### What you will do:
Print the material below exactly as it stands, please, from its first line to the line holding "6000, 7000, 8000];", with no pictures.

### Dataset:
※

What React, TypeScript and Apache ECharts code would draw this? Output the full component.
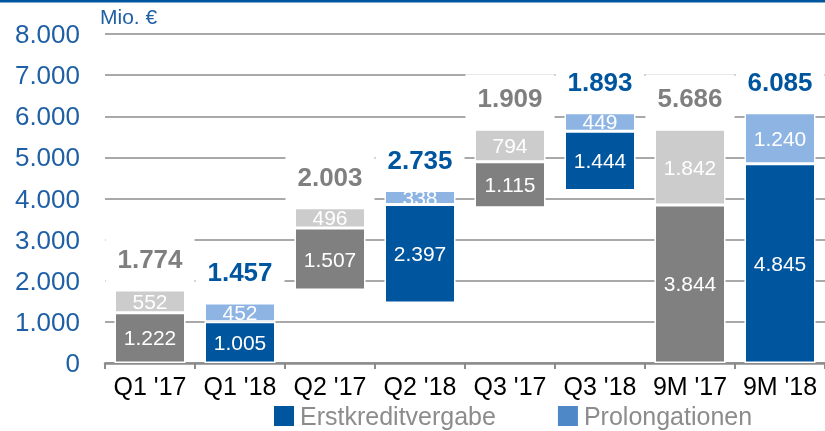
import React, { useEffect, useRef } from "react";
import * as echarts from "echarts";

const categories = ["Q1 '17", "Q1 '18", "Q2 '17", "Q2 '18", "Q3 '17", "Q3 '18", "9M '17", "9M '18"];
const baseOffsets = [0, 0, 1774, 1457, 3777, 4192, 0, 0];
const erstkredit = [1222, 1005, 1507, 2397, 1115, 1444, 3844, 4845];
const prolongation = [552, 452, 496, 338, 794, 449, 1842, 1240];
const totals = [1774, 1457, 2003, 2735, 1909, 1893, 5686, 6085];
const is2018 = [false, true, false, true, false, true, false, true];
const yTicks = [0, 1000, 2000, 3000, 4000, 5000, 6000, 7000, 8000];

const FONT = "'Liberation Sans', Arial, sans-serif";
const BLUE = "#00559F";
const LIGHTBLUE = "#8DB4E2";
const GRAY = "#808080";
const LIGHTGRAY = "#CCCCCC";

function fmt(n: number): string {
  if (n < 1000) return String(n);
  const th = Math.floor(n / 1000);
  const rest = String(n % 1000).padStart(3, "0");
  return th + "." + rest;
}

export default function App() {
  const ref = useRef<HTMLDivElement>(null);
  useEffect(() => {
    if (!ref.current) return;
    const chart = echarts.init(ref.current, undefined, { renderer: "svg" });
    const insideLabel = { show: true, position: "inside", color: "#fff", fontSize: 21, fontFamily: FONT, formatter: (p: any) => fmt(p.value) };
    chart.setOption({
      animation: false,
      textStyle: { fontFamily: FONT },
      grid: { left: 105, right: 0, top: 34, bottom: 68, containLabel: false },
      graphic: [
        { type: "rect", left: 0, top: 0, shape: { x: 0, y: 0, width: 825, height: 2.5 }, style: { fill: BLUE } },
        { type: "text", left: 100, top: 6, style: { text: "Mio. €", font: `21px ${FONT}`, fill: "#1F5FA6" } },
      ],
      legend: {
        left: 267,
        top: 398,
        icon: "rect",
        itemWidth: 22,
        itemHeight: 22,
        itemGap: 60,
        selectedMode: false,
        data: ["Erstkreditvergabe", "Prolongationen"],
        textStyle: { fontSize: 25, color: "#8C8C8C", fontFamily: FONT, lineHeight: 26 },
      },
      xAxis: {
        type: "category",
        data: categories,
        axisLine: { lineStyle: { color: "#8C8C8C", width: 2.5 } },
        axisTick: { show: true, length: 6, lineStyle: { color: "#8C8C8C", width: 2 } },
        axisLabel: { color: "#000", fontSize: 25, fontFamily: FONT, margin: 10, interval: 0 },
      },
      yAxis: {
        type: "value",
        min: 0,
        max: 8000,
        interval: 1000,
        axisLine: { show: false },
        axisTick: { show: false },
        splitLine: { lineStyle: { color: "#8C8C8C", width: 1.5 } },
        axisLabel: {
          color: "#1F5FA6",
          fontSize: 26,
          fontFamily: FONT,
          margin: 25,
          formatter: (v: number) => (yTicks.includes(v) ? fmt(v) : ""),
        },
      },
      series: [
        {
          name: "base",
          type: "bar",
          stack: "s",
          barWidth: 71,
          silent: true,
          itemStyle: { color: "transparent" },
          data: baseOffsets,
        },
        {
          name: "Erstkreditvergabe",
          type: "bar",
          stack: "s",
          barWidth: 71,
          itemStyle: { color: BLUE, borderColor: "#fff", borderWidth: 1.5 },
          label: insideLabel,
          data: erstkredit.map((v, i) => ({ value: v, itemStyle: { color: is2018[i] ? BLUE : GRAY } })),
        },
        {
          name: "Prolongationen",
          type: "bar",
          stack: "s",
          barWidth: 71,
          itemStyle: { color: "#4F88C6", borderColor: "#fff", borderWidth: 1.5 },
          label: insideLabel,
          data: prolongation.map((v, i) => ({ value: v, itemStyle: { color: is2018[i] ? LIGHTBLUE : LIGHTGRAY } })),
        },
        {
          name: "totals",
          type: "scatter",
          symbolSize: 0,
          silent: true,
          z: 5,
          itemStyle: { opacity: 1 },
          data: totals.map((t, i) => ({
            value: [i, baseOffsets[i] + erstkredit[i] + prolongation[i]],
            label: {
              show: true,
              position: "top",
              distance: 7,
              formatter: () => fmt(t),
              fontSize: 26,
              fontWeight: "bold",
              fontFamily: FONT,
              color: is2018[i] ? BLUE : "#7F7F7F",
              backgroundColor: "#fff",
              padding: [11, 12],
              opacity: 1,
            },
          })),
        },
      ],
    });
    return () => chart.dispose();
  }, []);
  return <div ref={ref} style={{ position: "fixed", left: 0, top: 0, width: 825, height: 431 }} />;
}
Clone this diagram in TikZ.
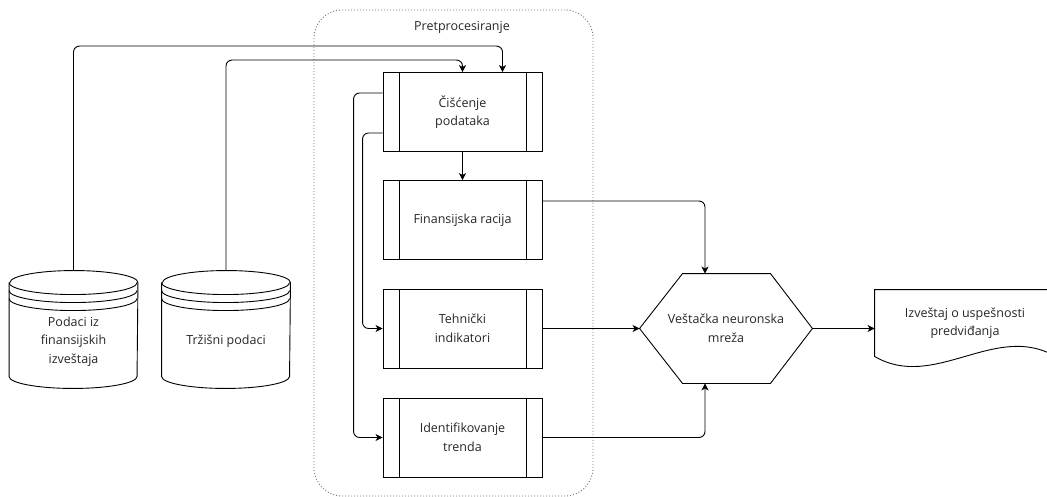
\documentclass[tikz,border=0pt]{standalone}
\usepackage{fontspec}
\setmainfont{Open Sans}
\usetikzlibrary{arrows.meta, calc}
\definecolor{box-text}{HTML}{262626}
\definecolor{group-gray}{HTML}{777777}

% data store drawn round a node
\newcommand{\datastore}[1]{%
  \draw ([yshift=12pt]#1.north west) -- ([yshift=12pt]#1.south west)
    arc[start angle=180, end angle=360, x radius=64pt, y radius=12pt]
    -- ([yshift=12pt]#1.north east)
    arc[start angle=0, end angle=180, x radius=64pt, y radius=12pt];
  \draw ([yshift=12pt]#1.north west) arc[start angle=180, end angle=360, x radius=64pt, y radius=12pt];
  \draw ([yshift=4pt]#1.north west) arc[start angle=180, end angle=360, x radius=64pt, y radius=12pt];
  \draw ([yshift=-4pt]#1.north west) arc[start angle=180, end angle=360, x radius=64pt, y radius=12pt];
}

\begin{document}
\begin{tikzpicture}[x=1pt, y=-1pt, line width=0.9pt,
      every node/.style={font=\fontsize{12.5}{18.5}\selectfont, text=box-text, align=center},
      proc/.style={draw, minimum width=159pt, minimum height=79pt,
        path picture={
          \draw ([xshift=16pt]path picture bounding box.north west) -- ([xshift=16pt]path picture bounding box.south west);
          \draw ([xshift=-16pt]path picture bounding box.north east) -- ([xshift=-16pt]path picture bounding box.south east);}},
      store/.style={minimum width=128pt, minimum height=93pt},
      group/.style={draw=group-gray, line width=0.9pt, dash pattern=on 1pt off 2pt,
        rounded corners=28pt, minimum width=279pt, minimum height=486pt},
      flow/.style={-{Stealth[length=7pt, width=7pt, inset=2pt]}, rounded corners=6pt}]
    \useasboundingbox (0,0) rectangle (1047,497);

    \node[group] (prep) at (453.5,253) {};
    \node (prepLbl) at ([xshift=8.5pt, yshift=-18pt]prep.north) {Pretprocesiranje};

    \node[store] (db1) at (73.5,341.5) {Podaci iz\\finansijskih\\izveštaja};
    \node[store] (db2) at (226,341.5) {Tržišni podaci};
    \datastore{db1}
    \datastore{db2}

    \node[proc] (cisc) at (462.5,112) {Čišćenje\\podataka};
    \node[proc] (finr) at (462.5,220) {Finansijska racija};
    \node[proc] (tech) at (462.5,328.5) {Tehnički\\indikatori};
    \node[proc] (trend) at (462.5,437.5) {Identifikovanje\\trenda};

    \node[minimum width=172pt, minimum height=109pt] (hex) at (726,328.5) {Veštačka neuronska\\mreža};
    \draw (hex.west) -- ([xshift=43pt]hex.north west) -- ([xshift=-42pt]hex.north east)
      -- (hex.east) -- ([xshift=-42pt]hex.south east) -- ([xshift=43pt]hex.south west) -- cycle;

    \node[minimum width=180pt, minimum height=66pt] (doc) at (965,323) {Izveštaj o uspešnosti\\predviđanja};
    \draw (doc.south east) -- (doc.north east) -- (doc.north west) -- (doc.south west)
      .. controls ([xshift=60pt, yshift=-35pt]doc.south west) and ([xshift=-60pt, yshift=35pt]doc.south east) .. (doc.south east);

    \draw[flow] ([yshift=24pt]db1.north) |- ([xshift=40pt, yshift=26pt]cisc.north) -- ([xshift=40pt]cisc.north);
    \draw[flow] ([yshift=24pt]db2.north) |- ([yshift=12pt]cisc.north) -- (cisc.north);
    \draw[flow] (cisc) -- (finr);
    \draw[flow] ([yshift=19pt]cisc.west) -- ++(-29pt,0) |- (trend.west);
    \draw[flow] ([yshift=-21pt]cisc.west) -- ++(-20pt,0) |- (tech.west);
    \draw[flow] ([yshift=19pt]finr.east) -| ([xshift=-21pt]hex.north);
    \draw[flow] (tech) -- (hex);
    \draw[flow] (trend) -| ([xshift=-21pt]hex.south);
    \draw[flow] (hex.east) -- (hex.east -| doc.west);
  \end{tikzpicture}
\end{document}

※

### Solution to the problem:
What React, TypeScript and Apache ECharts code would draw this? Output the full component.
import React, { useEffect, useRef } from "react";
import * as echarts from "echarts";

const categories = ["Q1 '17", "Q1 '18", "Q2 '17", "Q2 '18", "Q3 '17", "Q3 '18", "9M '17", "9M '18"];
const baseOffsets = [0, 0, 1774, 1457, 3777, 4192, 0, 0];
const erstkredit = [1222, 1005, 1507, 2397, 1115, 1444, 3844, 4845];
const prolongation = [552, 452, 496, 338, 794, 449, 1842, 1240];
const totals = [1774, 1457, 2003, 2735, 1909, 1893, 5686, 6085];
const is2018 = [false, true, false, true, false, true, false, true];
const yTicks = [0, 1000, 2000, 3000, 4000, 5000, 6000, 7000, 8000];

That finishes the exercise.